My talks with Andrew progressed past Total Work into finding meaning in life.  What does meaning actually mean?  What is purpose?  Who am I?

As an exercise, Andrew suggested I start meditating.  It was difficult.  I didn't understand the reason behind it.  I couldn't relax.  I felt self-conscious.  I finally realized that trying to meditate was an oxymoron and I needed to relax and open myself to the experience.  I began to mentally commit to the full time of the meditation before starting.  I set aside ten minutes to meditate.  Until the timer rang, I would have nothing else to do.  I was not wasting the time, I was not missing anything, the space was carved out.  Finally, I could just experience the meditation.

Rationality offers certainty.  You follow the logic from assumptions to conclusions.  I craved certainty.  But when my rational conclusions didn't feel right, I didn't know what to do.  I could no longer self-soothe by rationalizing.

"How about you try it out?" Andrew suggested after hearing me complain that volunteering at an organization wouldn’t accomplish anything meaningful.

Try it out?  Obviously, nothing would change, I had already rationally thought about it!  It's amazing what you will reject when you don't realize what you don't know.  The dissonance was caused by my refusal  to see my own ignorance.  I was arrogant. I assumed I already knew the outcome.  I needed humility.  If you want to truly know something, you need to try it out.

When you try something out, more questions appear.  Would it always work that way?  Would it change in a different situation?  Every answer creates more questions.  Uncertainty is certain.

Meditation is about embracing that uncertainty.  Trusting that process allows you to see thoughts for what they are.  Can I explain what meditation does for me?  Not really.  But I can see the effects.  I notice my thoughts more.  I have separation from my thoughts.  I recognize when there are angry feelings.  I realize when there is impatience.  Meditation is practice for noticing your thoughts all the time.

Even if your assumptions are correct, rationality cannot answer “why?”  Rationality can only answer “how?”  I was using rationality like a sledgehammer, not even realizing other tools existed.  Of course my conclusions didn’t make sense, I was using a calculator to spell check.

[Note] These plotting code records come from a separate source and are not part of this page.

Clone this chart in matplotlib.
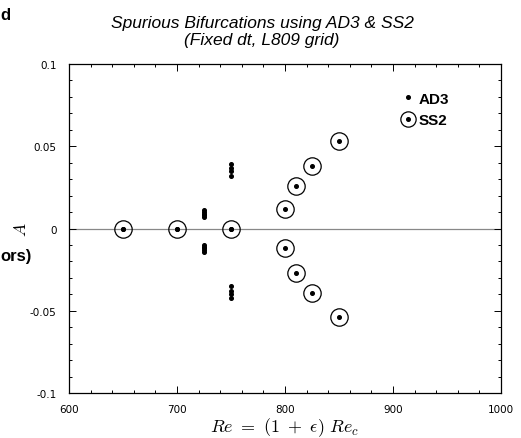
import matplotlib
matplotlib.use("Agg")
import matplotlib.pyplot as plt
from matplotlib.ticker import MultipleLocator
from matplotlib.lines import Line2D

plt.rcParams["mathtext.fontset"] = "cm"

# SS2 solutions (circled points)
ss2_re = [650, 700, 750, 800, 800, 810, 810, 825, 825, 850, 850]
ss2_a = [0.0, 0.0, 0.0, 0.012, -0.012, 0.026, -0.027, 0.038, -0.039, 0.053, -0.054]

# AD3 solutions (small dots)
ad3_re = [650, 700, 750,
          725, 725, 725, 725, 725,
          725, 725, 725, 725, 725,
          750, 750, 750, 750,
          750, 750, 750, 750]
ad3_a = [0.0, 0.0, 0.0,
         0.007, 0.008, 0.009, 0.010, 0.011,
         -0.010, -0.011, -0.012, -0.013, -0.014,
         0.032, 0.035, 0.037, 0.039,
         -0.035, -0.038, -0.040, -0.042]

title = "Spurious Bifurcations using AD3 & SS2\n(Fixed dt, L809 grid)"
xticks = [600, 700, 800, 900, 1000]
yticks = [-0.1, -0.05, 0, 0.05, 0.1]
yticklabels = ["-0.1", "-0.05", "0", "0.05", "0.1"]

fig = plt.figure(figsize=(5.21, 4.39), dpi=100)
ax = fig.add_axes([0.1324, 0.1025, 0.8292, 0.7494])

ax.axhline(0, color="#888888", lw=0.9, zorder=1)

ax.plot(ss2_re, ss2_a, linestyle="none", marker="o", ms=12.5, mfc="none",
        mec="black", mew=0.9, zorder=3)
ax.plot(ss2_re, ss2_a, linestyle="none", marker="o", ms=2.6, mfc="black",
        mec="black", zorder=4)
ax.plot(ad3_re, ad3_a, linestyle="none", marker="o", ms=2.6, mfc="black",
        mec="black", zorder=4)

ax.set_xlim(600, 1000)
ax.set_ylim(-0.1, 0.1)
ax.set_xticks(xticks)
ax.set_yticks(yticks)
ax.set_yticklabels(yticklabels)
ax.xaxis.set_minor_locator(MultipleLocator(20))
ax.yaxis.set_minor_locator(MultipleLocator(0.01))
ax.tick_params(which="both", direction="in", top=True, right=True,
               labelsize=7.5, width=0.7)
ax.tick_params(axis="x", pad=8)
ax.tick_params(axis="y", pad=9)
ax.tick_params(which="major", length=5)
ax.tick_params(which="minor", length=2.5)
for s in ax.spines.values():
    s.set_linewidth(0.9)

fig.text(0.503, 0.963, title, fontsize=12.5, style="italic", fontfamily="Liberation Sans",
         linespacing=1.15, ha="center", va="top")
ax.set_xlabel(r"$Re\ =\ (1\ +\ \epsilon)\ Re_c$", fontsize=13, labelpad=1)
ax.set_ylabel(r"$A$", fontsize=12.5)
ax.yaxis.set_label_coords(-0.09, 0.5)

# legend
dot = Line2D([], [], linestyle="none", marker="o", ms=2.6, mfc="black", mec="black")
ring = Line2D([], [], linestyle="none", marker="o", ms=11, mfc="none", mec="black", mew=0.9)
leg = ax.legend([dot, (ring, dot)], ["AD3", "SS2"], loc="upper right",
                bbox_to_anchor=(0.895, 0.935), frameon=False, handlelength=0.8,
                handletextpad=0.3, labelspacing=0.5, borderaxespad=0,
                prop={"family": "Liberation Sans", "weight": "bold", "size": 11})

# clipped text fragments at the left edge
fig.text(0.0, 0.965, "d", fontsize=12, fontweight="bold", fontfamily="Liberation Sans",
         ha="left", va="center")
fig.text(0.0, 0.415, "ors)", fontsize=12, fontweight="bold", fontfamily="Liberation Sans",
         ha="left", va="center")

fig.savefig("out.png", dpi=100)
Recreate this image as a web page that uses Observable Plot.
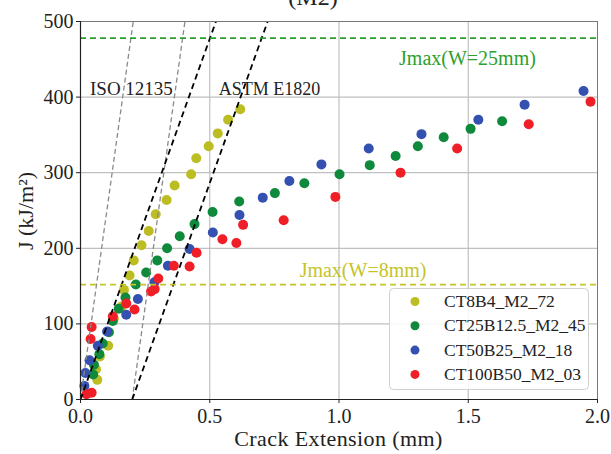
<!DOCTYPE html>
<html><head><meta charset="utf-8">
<script src="https://cdn.jsdelivr.net/npm/d3@7"></script>
<script src="https://cdn.jsdelivr.net/npm/@observablehq/plot@0.6"></script>
<style>
body{margin:0;background:#fff;}
#chart{position:relative;width:611px;height:454px;overflow:hidden;}
#chart svg, #chart svg text{font-family:"Liberation Serif","DejaVu Serif","Times New Roman",serif !important;}
</style>
</head><body><div id="chart"></div>
<script>
// ---- data ----
const seriesNames = ["CT8B4_M2_72", "CT25B12.5_M2_45", "CT50B25_M2_18", "CT100B50_M2_03"];
const seriesColors = ["#bcbd22", "#0f8a3c", "#3450b0", "#f01e26"];

const ct8x = [0.060,0.065,0.075,0.107,0.129,0.159,0.168,0.190,0.206,0.236,0.264,0.291,0.333,0.364,0.428,0.448,0.496,0.531,0.571,0.618];
const ct8y = [40,26,57,71,107,123,145,164,184,204,223,245,264,283,298,319,335,352,370,384];

const ct25x = [0.049,0.052,0.073,0.086,0.110,0.125,0.148,0.174,0.214,0.254,0.297,0.335,0.384,0.441,0.511,0.614,0.752,0.866,1.002,1.119,1.219,1.305,1.405,1.509,1.631];
const ct25y = [33,46,60,74,89,104,120,135,152,168,184,200,216,232,248,262,273,286,298,310,322,335,347,358,368];

const ct50x = [0.015,0.019,0.035,0.067,0.103,0.177,0.222,0.286,0.338,0.422,0.512,0.615,0.705,0.808,0.932,1.115,1.319,1.539,1.718,1.946];
const ct50y = [18,35,52,71,90,112,133,155,177,199,221,244,267,289,311,332,351,370,390,408];

const ct100x = [0.023,0.043,0.039,0.043,0.125,0.177,0.209,0.273,0.287,0.301,0.361,0.422,0.449,0.549,0.603,0.629,0.786,0.986,1.238,1.457,1.734,1.973];
const ct100y = [7,9,80,96,110,127,119,143,146,160,177,176,194,212,207,231,237,268,300,332,364,394];

const xTicks = [0, 0.5, 1.0, 1.5, 2.0];
const yTicks = [0, 100, 200, 300, 400, 500];

const jmaxValues = [478, 152];
const jmaxLabels = ["Jmax(W=25mm)", "Jmax(W=8mm)"];
const jmaxColors = ["#2ca02c", "#c4c42a"];
const jmaxLabelX = [1.497, 1.093];
const jmaxLabelY = [451, 171];

// blunting / offset lines (start and end points)
const isoX1 = [0, 0.2], isoY1 = [0, 0], isoX2 = [0.204, 0.404], isoY2 = [500, 500];
const astmX1 = [0, 0.2], astmY1 = [0, 0], astmX2 = [0.524, 0.724], astmY2 = [500, 500];
const standardLabels = ["ISO 12135", "ASTM E1820"];
const standardLabelX = [0.197, 0.731];
const standardLabelY = [411, 411];
const standardLabelSize = [19, 18];

const titleText = "(M2)";
const xLabel = "Crack Extension (mm)";
const yLabel = "J (kJ/m²)";

// ---- build tables ----
const seriesX = [ct8x, ct25x, ct50x, ct100x];
const seriesY = [ct8y, ct25y, ct50y, ct100y];
const points = [];
seriesNames.forEach((name, i) => seriesX[i].forEach((x, j) => points.push({x, y: seriesY[i][j], s: name})));
const iso = isoX1.map((d, i) => ({x1: d, y1: isoY1[i], x2: isoX2[i], y2: isoY2[i]}));
const astm = astmX1.map((d, i) => ({x1: d, y1: astmY1[i], x2: astmX2[i], y2: astmY2[i]}));

const W = 611, H = 454, mL = 80, mR = 14, mT = 21, mB = 55;

const plot = Plot.plot({
  width: W, height: H,
  marginLeft: mL, marginRight: mR, marginTop: mT, marginBottom: mB,
  x: {domain: [0, 2]},
  y: {domain: [0, 500]},
  color: {domain: seriesNames, range: seriesColors},
  style: {fontSize: "20px", color: "#222", background: "white"},
  marks: [
    Plot.gridX(xTicks.slice(1, -1), {stroke: "#c0c0c0", strokeOpacity: 1, strokeWidth: 1.2}),
    Plot.gridY(yTicks.slice(1, -1), {stroke: "#c0c0c0", strokeOpacity: 1, strokeWidth: 1.2}),
    Plot.dot(points, {x: "x", y: "y", fill: "s", r: 5}),
    Plot.link(iso, {x1: "x1", y1: "y1", x2: "x2", y2: "y2", stroke: "#8a8a8a", strokeWidth: 1.3, strokeDasharray: "5,3", clip: true}),
    Plot.link(astm, {x1: "x1", y1: "y1", x2: "x2", y2: "y2", stroke: "#000", strokeWidth: 1.8, strokeDasharray: "6,4", clip: true}),
    Plot.ruleY([jmaxValues[0]], {stroke: jmaxColors[0], strokeWidth: 1.8, strokeDasharray: "6,4"}),
    Plot.ruleY([jmaxValues[1]], {stroke: jmaxColors[1], strokeWidth: 1.8, strokeDasharray: "6,4"}),
    Plot.text([jmaxLabels[0]], {x: jmaxLabelX[0], y: jmaxLabelY[0], fill: jmaxColors[0], fontSize: 20, textAnchor: "middle"}),
    Plot.text([jmaxLabels[1]], {x: jmaxLabelX[1], y: jmaxLabelY[1], fill: jmaxColors[1], fontSize: 20, textAnchor: "middle"}),
    Plot.text([standardLabels[0]], {x: standardLabelX[0], y: standardLabelY[0], fill: "#222", fontSize: standardLabelSize[0], textAnchor: "middle"}),
    Plot.text([standardLabels[1]], {x: standardLabelX[1], y: standardLabelY[1], fill: "#222", fontSize: standardLabelSize[1], textAnchor: "middle"}),
    Plot.frame({stroke: "#777", strokeWidth: 1}),
    Plot.ruleX([0], {stroke: "#222", strokeWidth: 1.2}),
    Plot.ruleY([0], {stroke: "#222", strokeWidth: 1.2}),
    Plot.axisX(xTicks, {tickFormat: d => d.toFixed(1), tickSize: 4, tickPadding: 5, fontSize: 20, label: null}),
    Plot.axisY(yTicks, {tickFormat: d => String(d), tickSize: 4, tickPadding: 3, fontSize: 20, label: null})
  ]
});
document.getElementById("chart").appendChild(plot);

// ---- title, axis labels, legend (layout drawn on the Plot SVG) ----
const svg = d3.select(plot);
svg.append("text").attr("x", 313).attr("y", 5).attr("text-anchor", "middle")
  .style("font-size", "24px").attr("fill", "#222").text(titleText);
svg.append("text").attr("x", (mL + W - mR) / 2).attr("y", 446).attr("text-anchor", "middle")
  .style("font-size", "22px").style("letter-spacing", "0.4px").attr("fill", "#222").text(xLabel);
svg.append("text").attr("transform", "translate(33,211) rotate(-90)").attr("text-anchor", "middle")
  .style("font-size", "22px").attr("fill", "#222").text(yLabel);

const lg = svg.append("g").attr("text-anchor", "start");
lg.append("rect").attr("x", 389.5).attr("y", 288.5).attr("width", 199).attr("height", 101)
  .attr("rx", 4).attr("fill", "white").attr("fill-opacity", 0.85).attr("stroke", "#d0d0d0");
seriesNames.forEach((name, i) => {
  const cy = 301.5 + i * 24.3;
  lg.append("circle").attr("cx", 415).attr("cy", cy).attr("r", 4.5).attr("fill", seriesColors[i]);
  lg.append("text").attr("x", 444).attr("y", cy + 5.5).attr("text-anchor", "start")
    .style("font-size", "17.5px").attr("fill", "#222").text(name);
});
</script>
</body></html>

Combining experimentation with thinking about “why” is how you find your values.  By finding your values you can find meaning.  I never questioned why I was trying to Get Things Done or why I needed to improve everything.  No wonder it didn’t fulfill me.  

I haven’t figured out the answer to why yet.  I probably never will.  But asking why has led me to having a beginner’s mindset.  To being more in the moment.  To not assigning meaning.  To being more open.

Thinking rationally is a great tool.  However, like anything else, if you don’t realize the limitations, you can fool yourself by applying it everywhere.  You need to be open to experiences.  You need to try things in order to actually know.  This process is curiosity.  It's exploring things earnestly.